We pass another oakleaf hydrangea with “more double flowers,” and then Steve points out “epimedium, the best ground cover, it’s very slow, it can take drought and it’s not invasive like myrtle or pachysandra.” He says, “In early spring it has a kind of orange tint to the leaves. I saw it [at Jardin Mahoney] and said, ‘I gotta have that,’ and then I figured out where to put it.” I like that epimedium is also known as barrenwort, bishop’s hat, fairy wings or goat weed.
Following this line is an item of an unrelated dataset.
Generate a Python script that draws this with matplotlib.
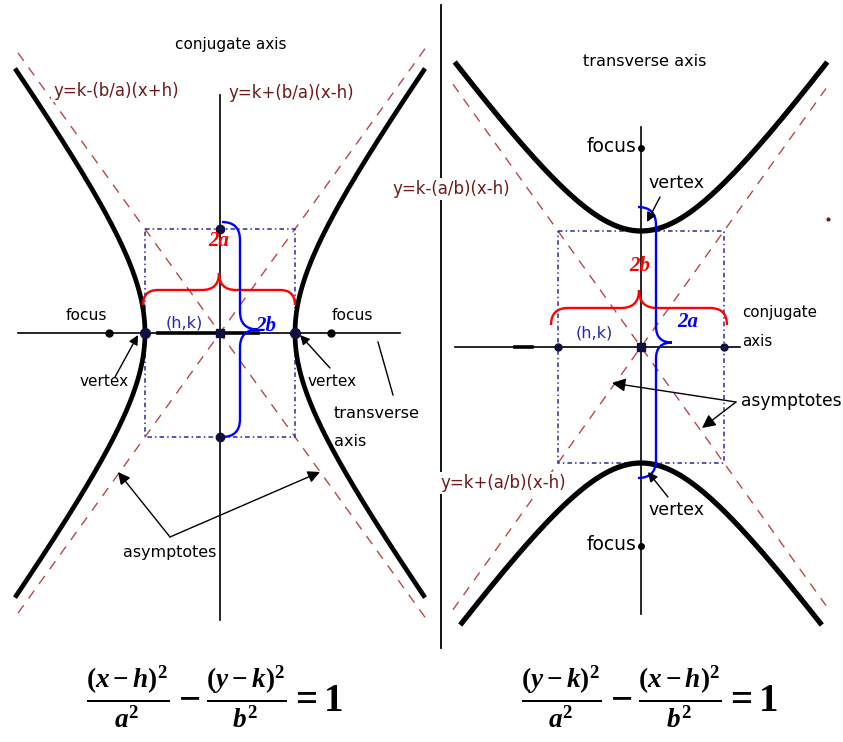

They had a good run of strawberries for about 10 years, but that seems to have dried up. Now Steve has planted a “mimosa tree there, a gift” he didn’t know what to do with. Also newly planted is a paulownia tree from his neighbor down the street, Annie Mechur. “Her paulownia tree is 40 feet tall and blooming right now.” I love the paperbark maple he pointed out next and thought it might be good for hand papermaking. “Here’s one of my favorites,” Steve says, “a weeping blue atlas cedar.” Near that is a weeping white pine. Steve explains, “most weeping plants are like freaks of nature, mutants that just happen and then someone says this would look good in a garden, let’s propagate that and then they become more available.” There’s a couple of asparagus areas, Steve says offered “a good crop this year.” Then there’s a raspberry patch which spreads to the asparagus bed, but the asparagus also spreads.
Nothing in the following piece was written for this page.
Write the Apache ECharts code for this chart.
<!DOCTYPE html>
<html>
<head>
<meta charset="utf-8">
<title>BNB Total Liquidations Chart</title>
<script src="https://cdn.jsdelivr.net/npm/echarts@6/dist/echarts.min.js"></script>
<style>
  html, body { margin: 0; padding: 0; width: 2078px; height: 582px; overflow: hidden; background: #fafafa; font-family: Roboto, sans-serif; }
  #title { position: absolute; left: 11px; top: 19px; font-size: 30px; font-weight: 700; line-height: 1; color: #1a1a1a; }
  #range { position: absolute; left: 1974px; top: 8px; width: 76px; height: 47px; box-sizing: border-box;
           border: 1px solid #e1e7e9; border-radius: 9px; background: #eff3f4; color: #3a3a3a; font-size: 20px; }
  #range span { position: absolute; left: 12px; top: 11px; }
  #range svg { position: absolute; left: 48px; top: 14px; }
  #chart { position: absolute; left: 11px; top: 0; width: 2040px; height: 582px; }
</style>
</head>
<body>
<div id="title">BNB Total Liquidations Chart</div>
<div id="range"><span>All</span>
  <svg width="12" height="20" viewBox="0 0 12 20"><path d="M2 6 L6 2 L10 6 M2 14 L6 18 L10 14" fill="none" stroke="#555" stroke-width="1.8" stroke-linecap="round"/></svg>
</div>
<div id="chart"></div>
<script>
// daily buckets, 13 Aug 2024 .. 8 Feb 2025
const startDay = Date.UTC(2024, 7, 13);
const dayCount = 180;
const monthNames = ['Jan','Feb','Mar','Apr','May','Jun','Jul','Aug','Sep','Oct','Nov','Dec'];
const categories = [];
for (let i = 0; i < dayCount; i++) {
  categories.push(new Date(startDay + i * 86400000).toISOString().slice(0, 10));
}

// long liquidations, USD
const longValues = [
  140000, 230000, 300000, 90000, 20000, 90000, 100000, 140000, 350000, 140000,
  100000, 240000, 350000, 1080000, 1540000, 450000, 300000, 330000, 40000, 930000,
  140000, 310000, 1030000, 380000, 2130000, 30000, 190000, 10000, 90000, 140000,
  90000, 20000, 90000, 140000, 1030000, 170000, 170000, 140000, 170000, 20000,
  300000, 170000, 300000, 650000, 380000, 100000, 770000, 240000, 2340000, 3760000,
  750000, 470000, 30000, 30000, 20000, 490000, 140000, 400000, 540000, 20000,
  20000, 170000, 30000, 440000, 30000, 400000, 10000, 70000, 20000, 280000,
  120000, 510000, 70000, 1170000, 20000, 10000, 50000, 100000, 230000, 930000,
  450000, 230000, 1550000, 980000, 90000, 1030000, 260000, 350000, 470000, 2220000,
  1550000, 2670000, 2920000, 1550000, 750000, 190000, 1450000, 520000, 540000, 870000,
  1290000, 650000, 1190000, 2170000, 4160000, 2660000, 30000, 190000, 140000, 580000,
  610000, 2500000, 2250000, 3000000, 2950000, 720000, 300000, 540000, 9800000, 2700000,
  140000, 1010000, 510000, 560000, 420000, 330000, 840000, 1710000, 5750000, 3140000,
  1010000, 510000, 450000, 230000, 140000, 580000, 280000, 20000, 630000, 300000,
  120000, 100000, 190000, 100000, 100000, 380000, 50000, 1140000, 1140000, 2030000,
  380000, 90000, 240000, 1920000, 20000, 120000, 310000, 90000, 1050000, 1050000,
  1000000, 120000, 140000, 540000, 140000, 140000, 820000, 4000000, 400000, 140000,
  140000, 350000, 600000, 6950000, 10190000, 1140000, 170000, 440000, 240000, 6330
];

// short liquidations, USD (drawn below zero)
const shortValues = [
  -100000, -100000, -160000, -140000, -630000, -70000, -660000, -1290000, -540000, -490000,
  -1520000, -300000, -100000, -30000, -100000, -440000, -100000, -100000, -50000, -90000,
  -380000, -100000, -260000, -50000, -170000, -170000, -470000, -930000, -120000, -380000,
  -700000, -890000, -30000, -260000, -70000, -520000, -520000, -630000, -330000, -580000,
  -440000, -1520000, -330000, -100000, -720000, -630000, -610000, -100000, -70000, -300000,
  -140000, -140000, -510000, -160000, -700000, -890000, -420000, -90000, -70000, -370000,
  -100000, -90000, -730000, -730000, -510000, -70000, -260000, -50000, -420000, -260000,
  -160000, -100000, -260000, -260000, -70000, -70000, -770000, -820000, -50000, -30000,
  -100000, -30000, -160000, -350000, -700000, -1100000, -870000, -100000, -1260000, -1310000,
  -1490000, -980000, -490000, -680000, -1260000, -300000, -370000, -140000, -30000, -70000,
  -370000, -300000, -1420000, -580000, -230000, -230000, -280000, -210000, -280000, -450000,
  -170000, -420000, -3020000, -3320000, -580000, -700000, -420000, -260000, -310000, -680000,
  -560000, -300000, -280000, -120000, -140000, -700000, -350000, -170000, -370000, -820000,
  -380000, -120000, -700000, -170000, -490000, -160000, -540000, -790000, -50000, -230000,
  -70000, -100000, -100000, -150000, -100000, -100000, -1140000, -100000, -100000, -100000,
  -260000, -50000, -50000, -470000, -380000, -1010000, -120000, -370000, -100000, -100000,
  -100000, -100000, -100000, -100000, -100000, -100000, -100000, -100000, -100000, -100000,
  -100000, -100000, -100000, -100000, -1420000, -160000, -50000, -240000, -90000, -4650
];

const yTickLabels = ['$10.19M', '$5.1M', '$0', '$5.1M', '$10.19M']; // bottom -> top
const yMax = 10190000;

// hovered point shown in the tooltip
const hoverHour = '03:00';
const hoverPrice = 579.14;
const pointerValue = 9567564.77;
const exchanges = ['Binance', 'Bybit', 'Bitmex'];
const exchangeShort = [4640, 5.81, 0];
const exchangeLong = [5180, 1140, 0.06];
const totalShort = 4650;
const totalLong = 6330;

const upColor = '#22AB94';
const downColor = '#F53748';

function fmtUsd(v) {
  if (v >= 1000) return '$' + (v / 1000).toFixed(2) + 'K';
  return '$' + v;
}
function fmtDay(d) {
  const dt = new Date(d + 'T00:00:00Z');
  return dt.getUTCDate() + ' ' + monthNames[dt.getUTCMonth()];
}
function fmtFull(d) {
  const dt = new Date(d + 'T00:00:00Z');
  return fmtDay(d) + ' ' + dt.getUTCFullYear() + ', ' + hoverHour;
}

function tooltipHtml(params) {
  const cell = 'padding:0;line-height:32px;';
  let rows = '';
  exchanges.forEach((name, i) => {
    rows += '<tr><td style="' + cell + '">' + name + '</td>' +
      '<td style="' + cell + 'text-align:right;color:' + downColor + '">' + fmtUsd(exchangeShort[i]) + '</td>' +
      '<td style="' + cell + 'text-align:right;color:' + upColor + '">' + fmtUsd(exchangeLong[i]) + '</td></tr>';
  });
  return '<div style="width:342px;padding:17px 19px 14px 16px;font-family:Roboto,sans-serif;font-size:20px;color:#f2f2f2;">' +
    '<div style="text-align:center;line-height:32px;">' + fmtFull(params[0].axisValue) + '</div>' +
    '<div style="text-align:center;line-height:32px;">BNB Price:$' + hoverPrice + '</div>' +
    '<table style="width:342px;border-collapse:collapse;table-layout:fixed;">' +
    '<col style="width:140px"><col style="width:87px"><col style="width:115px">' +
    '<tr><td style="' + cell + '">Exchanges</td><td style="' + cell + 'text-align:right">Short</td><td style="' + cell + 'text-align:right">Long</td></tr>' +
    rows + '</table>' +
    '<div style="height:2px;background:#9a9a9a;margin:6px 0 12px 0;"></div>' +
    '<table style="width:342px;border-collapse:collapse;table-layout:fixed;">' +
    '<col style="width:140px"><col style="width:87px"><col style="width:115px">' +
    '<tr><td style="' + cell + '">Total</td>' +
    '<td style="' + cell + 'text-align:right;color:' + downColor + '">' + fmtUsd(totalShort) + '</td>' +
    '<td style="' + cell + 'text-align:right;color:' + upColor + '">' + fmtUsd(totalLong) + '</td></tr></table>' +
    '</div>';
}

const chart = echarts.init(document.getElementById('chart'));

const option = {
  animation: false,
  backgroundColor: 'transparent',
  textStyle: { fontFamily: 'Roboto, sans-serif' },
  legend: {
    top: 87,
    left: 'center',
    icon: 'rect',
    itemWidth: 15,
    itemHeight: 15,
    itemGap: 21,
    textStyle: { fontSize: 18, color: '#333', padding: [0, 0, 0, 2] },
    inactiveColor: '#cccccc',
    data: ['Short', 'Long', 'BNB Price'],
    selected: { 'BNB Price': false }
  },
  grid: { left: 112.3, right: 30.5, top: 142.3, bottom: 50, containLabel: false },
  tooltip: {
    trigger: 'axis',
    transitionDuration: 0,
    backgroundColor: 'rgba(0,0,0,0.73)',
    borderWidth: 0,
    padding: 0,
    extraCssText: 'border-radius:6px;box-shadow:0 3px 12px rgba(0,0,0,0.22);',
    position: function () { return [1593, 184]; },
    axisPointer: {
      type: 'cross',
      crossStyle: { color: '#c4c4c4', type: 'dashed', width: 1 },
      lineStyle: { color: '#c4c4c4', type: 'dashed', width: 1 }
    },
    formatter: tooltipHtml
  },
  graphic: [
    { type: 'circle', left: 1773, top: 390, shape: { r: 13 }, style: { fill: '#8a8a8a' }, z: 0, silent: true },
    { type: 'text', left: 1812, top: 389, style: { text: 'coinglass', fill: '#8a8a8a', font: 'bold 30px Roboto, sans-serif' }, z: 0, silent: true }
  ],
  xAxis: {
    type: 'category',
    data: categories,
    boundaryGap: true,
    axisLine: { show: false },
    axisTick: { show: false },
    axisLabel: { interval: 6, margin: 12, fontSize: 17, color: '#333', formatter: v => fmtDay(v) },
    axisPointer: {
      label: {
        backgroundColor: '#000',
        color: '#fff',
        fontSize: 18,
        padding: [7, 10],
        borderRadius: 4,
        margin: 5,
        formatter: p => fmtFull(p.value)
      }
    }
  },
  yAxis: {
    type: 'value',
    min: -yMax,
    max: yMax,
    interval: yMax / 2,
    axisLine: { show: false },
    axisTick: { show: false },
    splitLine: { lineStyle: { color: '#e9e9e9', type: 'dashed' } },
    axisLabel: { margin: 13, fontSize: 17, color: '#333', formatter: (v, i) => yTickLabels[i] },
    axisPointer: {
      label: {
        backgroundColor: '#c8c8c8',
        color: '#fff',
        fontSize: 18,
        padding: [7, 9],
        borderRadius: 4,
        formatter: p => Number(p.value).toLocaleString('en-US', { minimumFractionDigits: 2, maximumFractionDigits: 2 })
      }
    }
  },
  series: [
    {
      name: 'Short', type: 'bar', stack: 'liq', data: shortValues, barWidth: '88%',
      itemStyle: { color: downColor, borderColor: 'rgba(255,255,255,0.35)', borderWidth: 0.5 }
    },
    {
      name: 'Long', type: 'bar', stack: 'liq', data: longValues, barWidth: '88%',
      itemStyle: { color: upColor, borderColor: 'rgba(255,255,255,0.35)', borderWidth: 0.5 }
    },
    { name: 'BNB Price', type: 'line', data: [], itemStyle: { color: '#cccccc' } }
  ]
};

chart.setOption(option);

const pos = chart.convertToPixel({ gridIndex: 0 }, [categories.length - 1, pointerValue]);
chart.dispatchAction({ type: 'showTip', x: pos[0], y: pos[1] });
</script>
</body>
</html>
In the vegetable garden, there’s snap peas and tomatoes from COMSOG. Nearby are zinnias and bush beans. We pass weigela, named for a German scientist, a nice shrub from the honeysuckle family. We get to Steve’s “main perennial bed.” There’s purple salvia and baptisia also known as false indigo because it was used to make blue dye. Steve has a couple of Deodar cedars, he says, “I love the needles and great color.” Deodar being Sanskrit for “timber of the gods” according to arborday.org. There’s a weeping Alaskan cedar and a beautiful lilac in tree form he bought for his wife Phyllis. It is unusual to see a tree form lilac, Steve says “one trunk” denotes a tree, though gardeningknowhow.com adds it must also be a minimum of 13 feet high. Like many are experiencing, Steve says this year’s blooms are the largest he has seen. After we pass another hinoki cypress there’s a smoke bush contrasting its soft reddish-pink foliage against the wavy green needles. Moving onto a low conifer, a bird’s nest spruce, from 1988, a “slow grower, but happy,” near a weeping hemlock. Steve notes, “there are several larger examples at Polly Hill.” Another Asian evergreen growing is cryptomeria. Steve remarks, “There are some fine examples on our Island that are 30 to 40 feet tall and some beautiful ones at Polly Hill.” Another one of Steve’s favorites is the Japanese umbrella pine, also at Polly Hill. His kousa dogwood smells good and will offer abundant white blooms after the leaves come out, unlike the Florida dogwood which blooms before the leaves come out.
Steve picked up a shredded umbrella plant about three years ago at Polly Hill. I’ll admit this was one of my favorites in his garden. One perk this year is the irrigation system being installed so he no longer has to water. We stand at the rhododendrons and butterfly bush. When I ask if Steve has made trips just to visit gardens he says, “Not yet, I’ve aspired to do so.” I hope he will find the time to enjoy visiting some of those special places and know that his garden is an oasis of comfort for those passing by and anyone lucky enough to get a tour.